# 2014 Cruze LTZ RS build up guide?



## jbell370 (Feb 7, 2018)

Get a tune, there are many members here with the various options. I finally picked up new rims and tires, now preparing to install the Bilstein struts and shocks along with a rear sway bar and of course new sway bar links up front. Then I will get the tune.


----------



## evilfix (Jan 13, 2017)

what tune is recommended around here? ive read Trifecta and BnR..which is better?

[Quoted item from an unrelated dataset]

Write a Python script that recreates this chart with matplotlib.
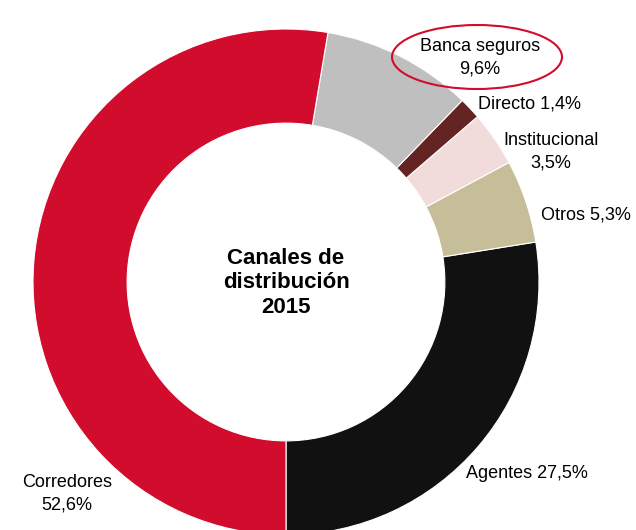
import matplotlib
matplotlib.use("Agg")
import matplotlib.pyplot as plt
from matplotlib.patches import Ellipse

# Canales de distribución 2015 (%), counterclockwise from the bottom
labels = ["Agentes", "Otros", "Institucional", "Directo", "Banca seguros", "Corredores"]
values = [27.5, 5.3, 3.5, 1.4, 9.6, 52.6]
colors = ["#111111", "#C6BE98", "#F2DCDB", "#632423", "#BFBFBF", "#D20C2D"]

plt.rcParams["font.family"] = ["Liberation Sans", "DejaVu Sans"]

W, H = 636, 530
fig = plt.figure(figsize=(W / 100, H / 100), dpi=100)
ax = fig.add_axes([0, 0, 1, 1])

cx, cy, r = 286, H - 282, 253
ax.pie(values, colors=colors, startangle=-90, counterclock=True,
       center=(cx, cy), radius=r,
       wedgeprops=dict(width=r * 0.372, edgecolor="white", linewidth=0.8))
ax.set_xlim(0, W)
ax.set_ylim(0, H)
ax.set_aspect("equal")
ax.axis("off")

fs = 13
ax.text(cx, cy - 1, "Canales de\ndistribución\n2015", ha="center", va="center",
        fontsize=16, fontweight="bold", linespacing=1.2)

ax.text(480, H - 58, "Banca seguros\n9,6%", ha="center", va="center", fontsize=fs,
        linespacing=1.4)
ax.add_patch(Ellipse((477, H - 57), 170, 64, fill=False, edgecolor="#D20C2D", linewidth=1.5))
ax.text(478, H - 104, "Directo 1,4%", ha="left", va="center", fontsize=fs)
ax.text(551, H - 152, "Institucional\n3,5%", ha="center", va="center", fontsize=fs,
        linespacing=1.4)
ax.text(541, H - 215, "Otros 5,3%", ha="left", va="center", fontsize=fs)
ax.text(466, H - 474, "Agentes 27,5%", ha="left", va="center", fontsize=fs)
ax.text(67, H - 494, "Corredores\n52,6%", ha="center", va="center", fontsize=fs,
        linespacing=1.4)

fig.savefig("out.png", dpi=100)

also, would putting 93 octane gas instead of 87 make any difference?

thanks!


----------



## BrandoFisher117 (Mar 14, 2016)

BNR hands down. Switching to 93, at least in the summer has yielded good results with members. I typically use 93 year round. You will get various responses from different people. But there is a thread with regards to octane and the Cruze. http://www.cruzetalk.com/forum/34-gen1-1-4l-turbo/2992-gm-confirms-use-91-octane-fuel.html


----------



## evilfix (Jan 13, 2017)

I understand BnR is popular here because The folks at BnR are active on this forum. which is neat. I also love what BnR has done with Ryans Fireball Camaro. The price difference is huge tho vs Trifecta and im am only working part time right now and paying almost $400 in student loans so im not trying to make it a supercar. (like that can be done with a cruze anyway... LOL)

im trying to do things on a budget, even it that makes me lose maybe 10% of what could have been.


----------



## Blasirl (Mar 31, 2015)

evilfix said:


> hello all
> 
> i am fairly new to this board and searches havent turned up much.
> my last car was a dodge neon and i found a great how to guide on building it up located here:
> ...



There is a fairly decent How To section for the Gen I Cruze. I suggest you start there and see what your willing to spend money and time on and then got to the Vendor Section and / or the classifieds to locate the parts needed and back to the How To section for the expertise for some stuff and the discussion sections for more answers. As to the nice write-up in the Allpar forum for the Neons, someone took the time to cull the forum threads and codify it all in to a comprehensive document. Sounds like a good project for you as you start down this road. I am sure there would be many willing to contribute pieces and parts along the way.

Good Luck


----------